Faşizmin karanlığında yaşama tutunmak: Umudun Dili
Faşizme karşı zafer elde edilmesinin yıldönümünde bu filmi izleyip tartışmak, savaşın getirdiği yoksulluğun, zulmün, umutsuzluğun iç dünyasına birlikte bakmak bize elbette keyif verdi.
(Fotoğraf: Yevgeni Khaldei)
Işıl YILDIRIM
Gökçe Fidan TÜRKMEN
Tuzla
Geçtiğimiz 8 Mayıs Faşizme Karşı Mücadele Günü adına Tuzla’dan gençler olarak Umudun Dili (Persian Lessons) filmini birlikte izledik ve tartıştık. İkinci Dünya Savaşı ile ilgili filmlere her geçen gün bir yenisi eklenirken, Mubi’de şu anda gösterimde olan 2020 Rusya-Belarus yapımı Persian Lessons farklı konusuyla dikkatimizi çekti. Gerçek olaylardan esinlenilen filmin yönetmenliğini Vadim Perelman üstlenirken başrolü ise Lars Eidinger ve Nahuel Perez Biscayart paylaşıyor. Türkçeye Umudun Dili olarak çevrilen film, 1940’ların Almanya’sında Naziler tarafından yakalanıp toplama kampına gönderilen Yahudi asıllı Gilles’in kendisini İranlı olarak tanıtarak hayatta kalma mücadelesini anlatıyor.

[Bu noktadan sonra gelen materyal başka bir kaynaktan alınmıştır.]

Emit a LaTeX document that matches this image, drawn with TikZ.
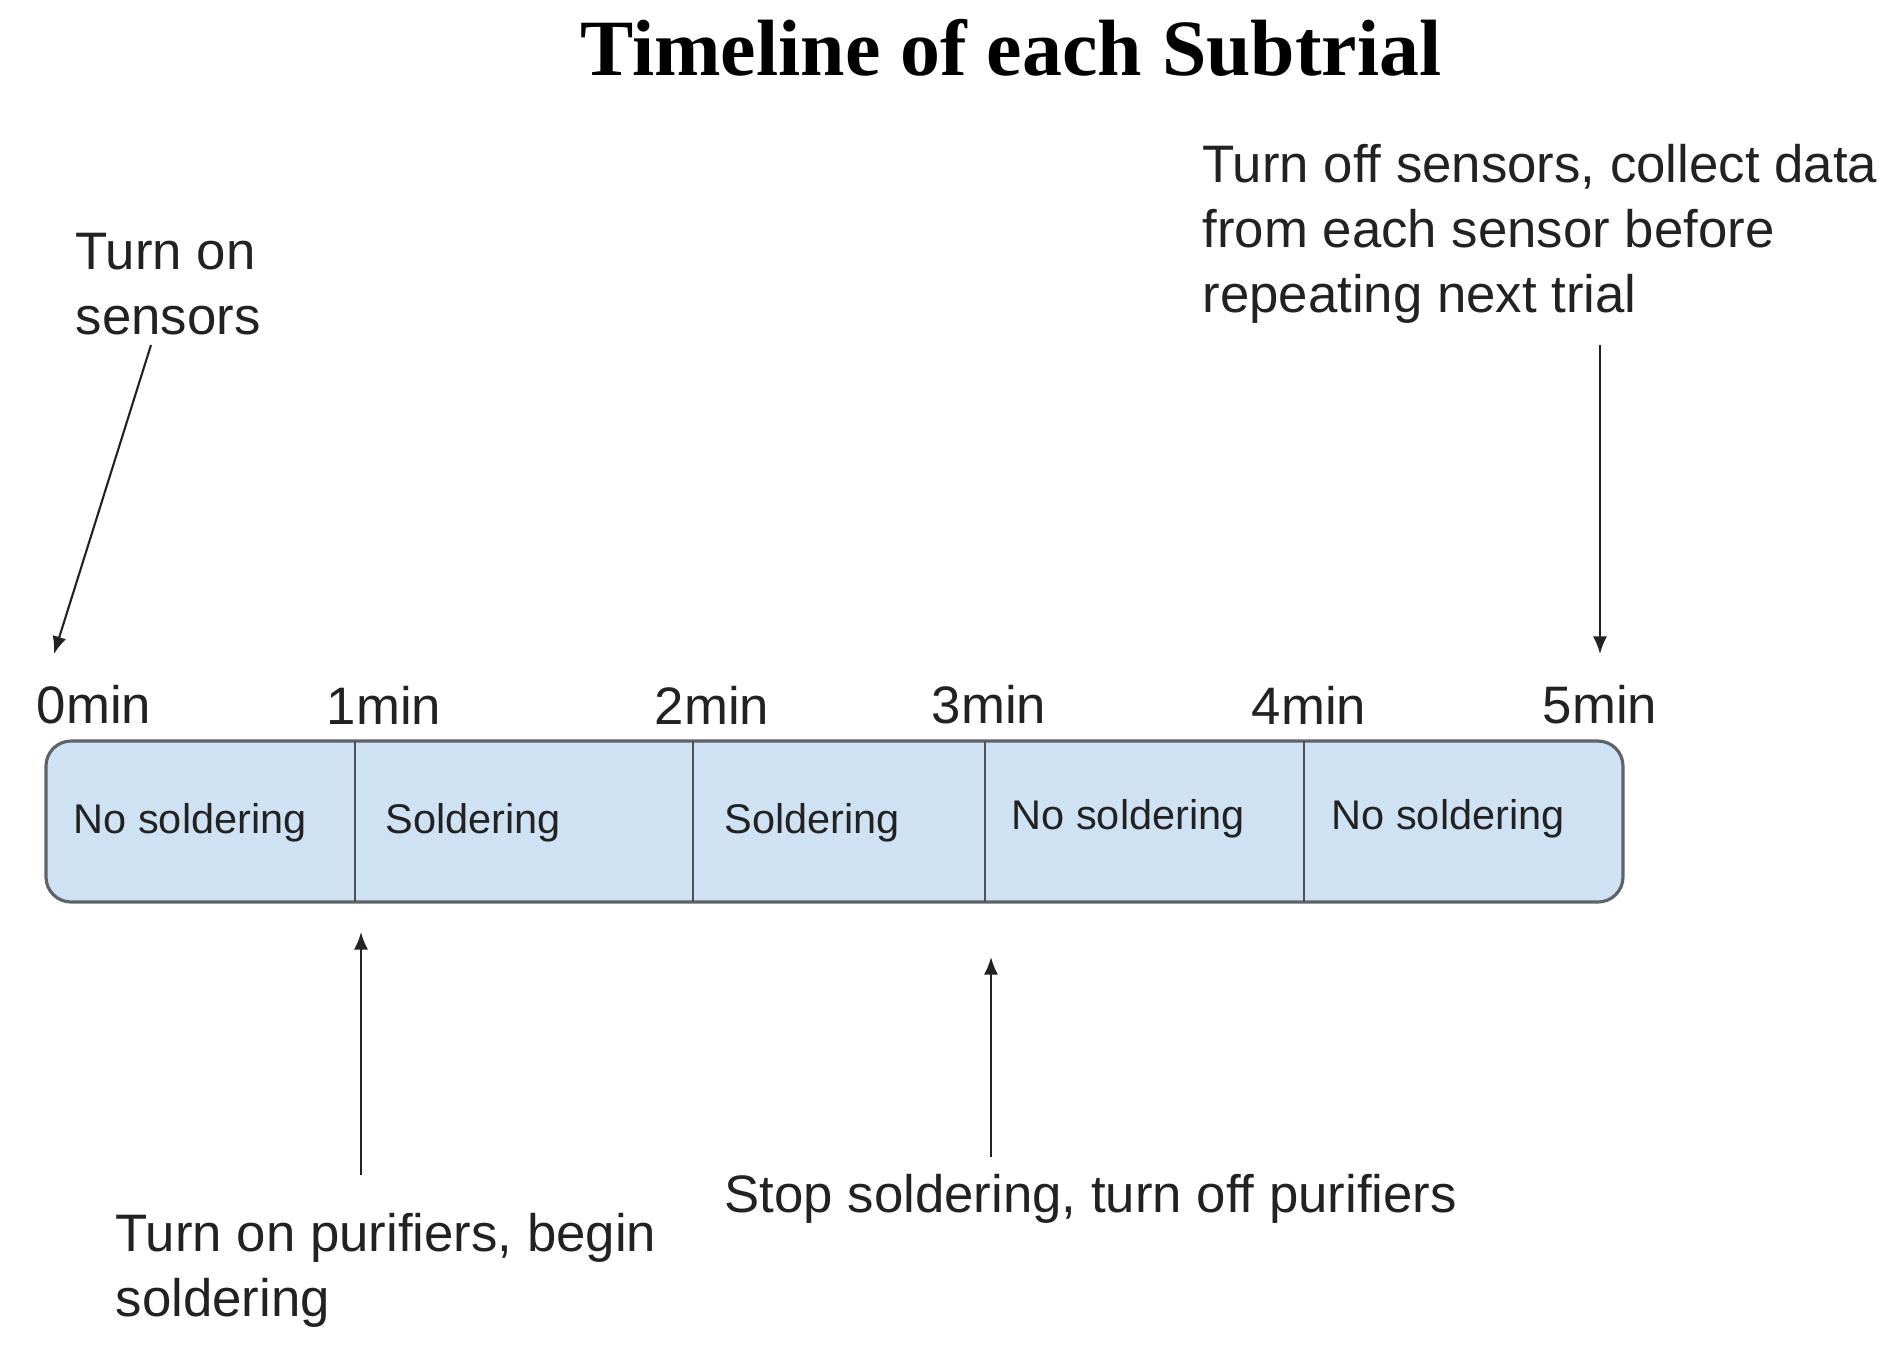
\documentclass[tikz,border=0pt]{standalone}
\usepackage{fontspec}
\setmainfont{Liberation Sans}
\newfontfamily\titlefont{Liberation Serif}
\usetikzlibrary{arrows.meta}

\definecolor{barfill}{HTML}{CFE2F3}
\definecolor{barline}{HTML}{5F6368}
\definecolor{inkgray}{HTML}{222222}

\tikzset{
  note/.style={anchor=west, inner sep=0, align=left, text=inkgray,
    font={\fontsize{15}{18.5}\selectfont}},
  tick/.style={inner sep=0, text=inkgray, font={\fontsize{15}{18}\selectfont}},
  phase/.style={anchor=west, inner sep=0, text=inkgray, font={\fontsize{11.8}{14}\selectfont}},
  pointer/.style={draw=inkgray, line width=0.6pt, -{Latex[length=5pt,width=4pt]}},
}

\begin{document}
\begin{tikzpicture}[x=0.01cm, y=-0.01cm]
  \useasboundingbox (0,0) rectangle (1899,1353);

  % Parameters definitions
  \def\barl{46}   % Left end of the bar
  \def\barr{1623} % Right end of the bar
  \def\bart{741}  % Top of the bar
  \def\barb{902}  % Bottom of the bar
  \def\barm{823}  % Middle line of the bar texts
  \def\ticky{705} % Height of the minute labels

  % Title
  \node[inner sep=0, font={\titlefont\bfseries\fontsize{22.7}{26}\selectfont}] (title) at (1011, 48) {Timeline of each Subtrial};

  % Bar
  \draw[fill=barfill, draw=barline, line width=0.9pt, rounded corners=0.25cm] (\barl, \bart) rectangle (\barr, \barb);
  \foreach \xdiv in {355, 693, 985, 1304} {
    \draw[draw=barline!80!black, line width=0.7pt] (\xdiv, \bart) -- (\xdiv, \barb);
  }

  % Phases
  \node[phase] (phasea) at (73, \barm) {No soldering};
  \node[phase] (phaseb) at (385, \barm) {Soldering};
  \node[phase] (phasec) at (724, \barm) {Soldering};
  \node[phase] (phased) at (1011, \barm-4) {No soldering};
  \node[phase] (phasee) at (1331, \barm-4) {No soldering};

  % Minute labels
  \node[tick] (mina) at (94, \ticky) {0min};
  \node[tick] (minb) at (384, \ticky) {1min};
  \node[tick] (minc) at (712, \ticky) {2min};
  \node[tick] (mind) at (989, \ticky) {3min};
  \node[tick] (mine) at (1309, \ticky) {4min};
  \node[tick] (minf) at (1600, \ticky) {5min};

  % Notes
  \node[note] (sensorson) at (75, 284) {Turn on\\sensors};
  \node[note] (sensorsoff) at (1202, 234) {Turn off sensors, collect data\\from each sensor before\\repeating next trial};
  \node[note] (purifierson) at (115, 1270) {Turn on purifiers, begin\\soldering};
  \node[note] (purifiersoff) at (724, 1199) {Stop soldering, turn off purifiers};

  % Arrow ends
  \coordinate (onfrom) at (151, 345);
  \coordinate (onto) at (54, 654);
  \coordinate (offfrom) at (1600, 345);
  \coordinate (offto) at (1600, 654);
  \coordinate (purfrom) at (361, 1175);
  \coordinate (purto) at (361, 932);
  \coordinate (stopfrom) at (991, 1157);
  \coordinate (stopto) at (991, 957);

  \draw[pointer] (onfrom) -- (onto);
  \draw[pointer] (offfrom) -- (offto);
  \draw[pointer] (purfrom) -- (purto);
  \draw[pointer] (stopfrom) -- (stopto);
\end{tikzpicture}
\end{document}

Gilles, toplama kampına gönderildiği araçtaki bir başka Yahudi’ye, gencin kaldığı ailenin evinden aldığı Farsça yazılan kitap karşılığında sandviçini verir. Birkaç dakika sonra ise araçtan geriye Gilles ve Farsça kitabı kalır. Zira bu kitap Gilles’in hayatta kalması için tek biletidir. Bu kitap sayesinde Yahudi asıllı Gilles kendini Rıza adında bir İranlı olarak tanıtarak, Nazi subayları tarafından kurşuna dizilmenin kıyısından döner. Komutanlardan birinin İranlı birini aradığını öğrenen subaylar Gilles’i kamp alanına götürür. Gilles şimdilik ölüm kurşunlarından kaçmayı başarsa da hayatta kalmaya çalışmak onun için o kadar kolay olmayacaktır.
Toplama kampına giden Gilles, burada mutfaktan sorumlu olan komutan Klaus Koch ile tanışır. Koch’un İranlı birini aramasının sebebi ise, savaş sonrasında Tahran’da restoran açmak için kendisine Farsça öğretecek birine ihtiyaç duymasıdır. Filmde esasında Gilles ile Koch’un tanışmaları sonrası aralarında kurdukları ilişki üzerinedir. Çünkü Koch, Gilles’i kendisine Farsça öğretmesi için yanına almıştır. Tek kelimelik (baba) bir Farsça bilgisine sahip Gilles hayatta kalabilmek için Farsça yerine kafasından bir dil uydurmak zorunda kalır. Uydurduğu bu dili de Koch’a öğretmeye başlar. Faşizme karşı mücadelede zafer elde edilmesinin yıldönümünde bu filmi izleyip üzerine tartışmak, savaşın getirdiği yoksulluğun, zulmün, umutsuzluğun iç dünyasına birlikte bakmak bize elbette keyif verdi; fakat üstüne konuştuğumuzda filmdeki kendimizce eksik anlatımları da inceleme fırsatı bulduk.
İzlediğimiz Persian Lessons filminde savaşın getirdiği tüm yıkımlar daha çok karakterlerin bireysel bakış açılarından anlatılmış ve duygusal bir temada işlenmiş. İçinde bulunduğumuz pandemi ve beraberinde getirdiği yoksulluk, işsizlik koşullarında bu tür (pandemi, ekonomik kriz, savaş...) zamanlarda iyice belirginleşen sınıf çelişkilerinin; faşizmin halklar, kültürler, dinler, cinsiyetler vb. üzerimizde kurduğu baskı ve ayrımcılığın daha güçlü bir şekilde yansıtılmasını isterdik. Ayrıca dönemin sermaye güçlerine ve faşizme karşı verilen mücadelenin ve sonucunda Sovyetler Birliği tarafından kazanılan zaferin işlenmemiş olması, ideolojik farkların gösterilmemesi filmde eksikliğini hissettiğimiz en önemli konulardan biri oldu.